» **INFORMATION PROVIDED**:
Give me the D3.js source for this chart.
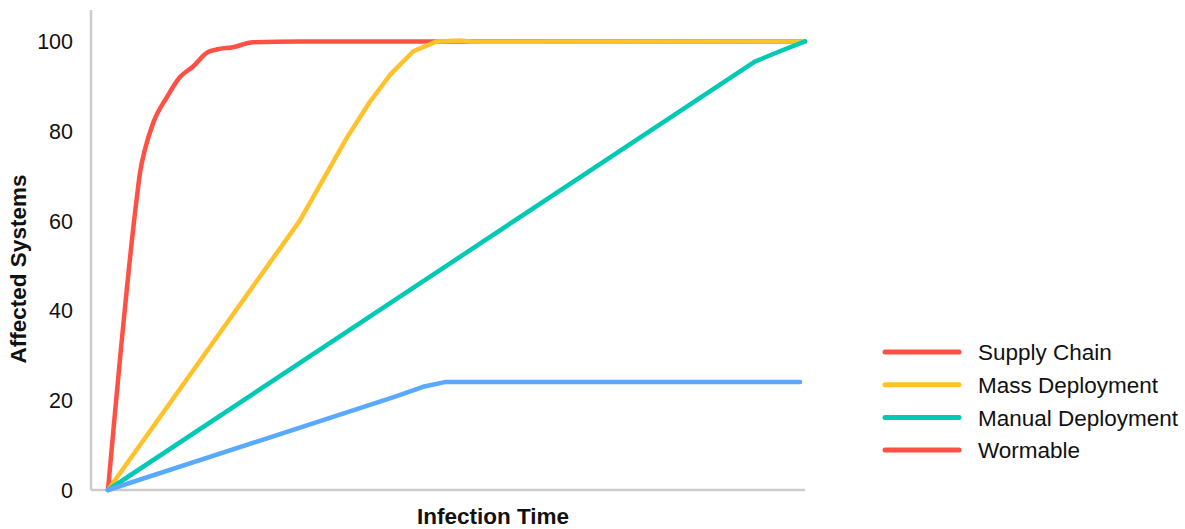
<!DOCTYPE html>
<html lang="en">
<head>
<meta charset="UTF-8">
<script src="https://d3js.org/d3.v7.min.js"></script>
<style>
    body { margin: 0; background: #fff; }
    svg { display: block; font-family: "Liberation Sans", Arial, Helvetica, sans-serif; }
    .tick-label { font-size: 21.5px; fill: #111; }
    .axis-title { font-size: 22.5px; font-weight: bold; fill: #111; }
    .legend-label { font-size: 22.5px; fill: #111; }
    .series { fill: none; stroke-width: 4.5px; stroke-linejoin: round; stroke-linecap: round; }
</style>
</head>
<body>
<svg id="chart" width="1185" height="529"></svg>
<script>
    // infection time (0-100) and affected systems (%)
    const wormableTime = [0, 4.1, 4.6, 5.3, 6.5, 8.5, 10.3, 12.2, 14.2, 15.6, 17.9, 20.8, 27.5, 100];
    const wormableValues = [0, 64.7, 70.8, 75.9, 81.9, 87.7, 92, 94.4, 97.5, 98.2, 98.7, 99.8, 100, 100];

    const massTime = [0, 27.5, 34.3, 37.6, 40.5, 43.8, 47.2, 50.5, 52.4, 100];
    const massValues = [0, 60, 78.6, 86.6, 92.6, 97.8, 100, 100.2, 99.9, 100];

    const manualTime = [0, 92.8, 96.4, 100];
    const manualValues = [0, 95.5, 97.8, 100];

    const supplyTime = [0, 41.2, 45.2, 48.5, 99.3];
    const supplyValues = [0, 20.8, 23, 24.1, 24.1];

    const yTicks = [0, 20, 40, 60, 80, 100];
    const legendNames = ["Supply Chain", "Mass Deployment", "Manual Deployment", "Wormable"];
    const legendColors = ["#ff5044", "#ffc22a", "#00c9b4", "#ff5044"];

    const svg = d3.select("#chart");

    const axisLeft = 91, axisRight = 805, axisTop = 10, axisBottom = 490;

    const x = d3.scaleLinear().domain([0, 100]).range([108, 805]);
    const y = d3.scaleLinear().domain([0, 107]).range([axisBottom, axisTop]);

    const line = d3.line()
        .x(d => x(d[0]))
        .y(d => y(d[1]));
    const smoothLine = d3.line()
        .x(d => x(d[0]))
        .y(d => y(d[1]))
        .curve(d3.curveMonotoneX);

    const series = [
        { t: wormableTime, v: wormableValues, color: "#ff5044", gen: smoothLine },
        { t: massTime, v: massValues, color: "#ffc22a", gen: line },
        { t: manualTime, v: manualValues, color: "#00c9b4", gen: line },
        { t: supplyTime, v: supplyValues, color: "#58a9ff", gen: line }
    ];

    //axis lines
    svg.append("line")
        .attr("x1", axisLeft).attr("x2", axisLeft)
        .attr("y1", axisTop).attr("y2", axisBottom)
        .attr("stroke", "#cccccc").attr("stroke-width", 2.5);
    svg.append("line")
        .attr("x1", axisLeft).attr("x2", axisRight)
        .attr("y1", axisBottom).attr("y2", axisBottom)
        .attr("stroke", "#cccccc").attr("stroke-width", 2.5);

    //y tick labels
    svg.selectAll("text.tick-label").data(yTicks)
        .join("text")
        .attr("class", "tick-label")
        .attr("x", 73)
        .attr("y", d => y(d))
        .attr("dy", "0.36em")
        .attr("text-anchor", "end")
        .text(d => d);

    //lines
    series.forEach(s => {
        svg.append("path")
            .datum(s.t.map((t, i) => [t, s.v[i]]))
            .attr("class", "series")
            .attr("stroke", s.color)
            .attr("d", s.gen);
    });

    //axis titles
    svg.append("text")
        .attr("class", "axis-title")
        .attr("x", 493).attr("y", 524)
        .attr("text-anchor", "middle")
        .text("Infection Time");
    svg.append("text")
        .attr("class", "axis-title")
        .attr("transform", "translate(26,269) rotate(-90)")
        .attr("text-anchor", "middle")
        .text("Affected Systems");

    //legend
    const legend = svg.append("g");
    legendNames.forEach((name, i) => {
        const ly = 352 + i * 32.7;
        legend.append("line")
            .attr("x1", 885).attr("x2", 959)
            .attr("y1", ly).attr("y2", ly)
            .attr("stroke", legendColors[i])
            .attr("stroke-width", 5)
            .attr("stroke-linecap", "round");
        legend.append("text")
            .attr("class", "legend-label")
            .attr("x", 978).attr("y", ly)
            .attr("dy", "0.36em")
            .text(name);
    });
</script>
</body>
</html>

» **WORK INSTRUCTIONS**: Reproduce the data verbatim. Do not carry any picture into the copy.

» **TASK SOLUTION**:
Give me the D3.js source for this chart.
<!DOCTYPE html>
<html lang="en">
<head>
<meta charset="UTF-8">
<script src="https://d3js.org/d3.v7.min.js"></script>
<style>
    body { margin: 0; background: #fff; }
    svg { display: block; font-family: "Liberation Sans", Arial, Helvetica, sans-serif; }
    .tick-label { font-size: 21.5px; fill: #111; }
    .axis-title { font-size: 22.5px; font-weight: bold; fill: #111; }
    .legend-label { font-size: 22.5px; fill: #111; }
    .series { fill: none; stroke-width: 4.5px; stroke-linejoin: round; stroke-linecap: round; }
</style>
</head>
<body>
<svg id="chart" width="1185" height="529"></svg>
<script>
    // infection time (0-100) and affected systems (%)
    const wormableTime = [0, 4.1, 4.6, 5.3, 6.5, 8.5, 10.3, 12.2, 14.2, 15.6, 17.9, 20.8, 27.5, 100];
    const wormableValues = [0, 64.7, 70.8, 75.9, 81.9, 87.7, 92, 94.4, 97.5, 98.2, 98.7, 99.8, 100, 100];

    const massTime = [0, 27.5, 34.3, 37.6, 40.5, 43.8, 47.2, 50.5, 52.4, 100];
    const massValues = [0, 60, 78.6, 86.6, 92.6, 97.8, 100, 100.2, 99.9, 100];

    const manualTime = [0, 92.8, 96.4, 100];
    const manualValues = [0, 95.5, 97.8, 100];

    const supplyTime = [0, 41.2, 45.2, 48.5, 99.3];
    const supplyValues = [0, 20.8, 23, 24.1, 24.1];

    const yTicks = [0, 20, 40, 60, 80, 100];
    const legendNames = ["Supply Chain", "Mass Deployment", "Manual Deployment", "Wormable"];
    const legendColors = ["#ff5044", "#ffc22a", "#00c9b4", "#ff5044"];

    const svg = d3.select("#chart");

    const axisLeft = 91, axisRight = 805, axisTop = 10, axisBottom = 490;

    const x = d3.scaleLinear().domain([0, 100]).range([108, 805]);
    const y = d3.scaleLinear().domain([0, 107]).range([axisBottom, axisTop]);

    const line = d3.line()
        .x(d => x(d[0]))
        .y(d => y(d[1]));
    const smoothLine = d3.line()
        .x(d => x(d[0]))
        .y(d => y(d[1]))
        .curve(d3.curveMonotoneX);

    const series = [
        { t: wormableTime, v: wormableValues, color: "#ff5044", gen: smoothLine },
        { t: massTime, v: massValues, color: "#ffc22a", gen: line },
        { t: manualTime, v: manualValues, color: "#00c9b4", gen: line },
        { t: supplyTime, v: supplyValues, color: "#58a9ff", gen: line }
    ];

    //axis lines
    svg.append("line")
        .attr("x1", axisLeft).attr("x2", axisLeft)
        .attr("y1", axisTop).attr("y2", axisBottom)
        .attr("stroke", "#cccccc").attr("stroke-width", 2.5);
    svg.append("line")
        .attr("x1", axisLeft).attr("x2", axisRight)
        .attr("y1", axisBottom).attr("y2", axisBottom)
        .attr("stroke", "#cccccc").attr("stroke-width", 2.5);

    //y tick labels
    svg.selectAll("text.tick-label").data(yTicks)
        .join("text")
        .attr("class", "tick-label")
        .attr("x", 73)
        .attr("y", d => y(d))
        .attr("dy", "0.36em")
        .attr("text-anchor", "end")
        .text(d => d);

    //lines
    series.forEach(s => {
        svg.append("path")
            .datum(s.t.map((t, i) => [t, s.v[i]]))
            .attr("class", "series")
            .attr("stroke", s.color)
            .attr("d", s.gen);
    });

    //axis titles
    svg.append("text")
        .attr("class", "axis-title")
        .attr("x", 493).attr("y", 524)
        .attr("text-anchor", "middle")
        .text("Infection Time");
    svg.append("text")
        .attr("class", "axis-title")
        .attr("transform", "translate(26,269) rotate(-90)")
        .attr("text-anchor", "middle")
        .text("Affected Systems");

    //legend
    const legend = svg.append("g");
    legendNames.forEach((name, i) => {
        const ly = 352 + i * 32.7;
        legend.append("line")
            .attr("x1", 885).attr("x2", 959)
            .attr("y1", ly).attr("y2", ly)
            .attr("stroke", legendColors[i])
            .attr("stroke-width", 5)
            .attr("stroke-linecap", "round");
        legend.append("text")
            .attr("class", "legend-label")
            .attr("x", 978).attr("y", ly)
            .attr("dy", "0.36em")
            .text(name);
    });
</script>
</body>
</html>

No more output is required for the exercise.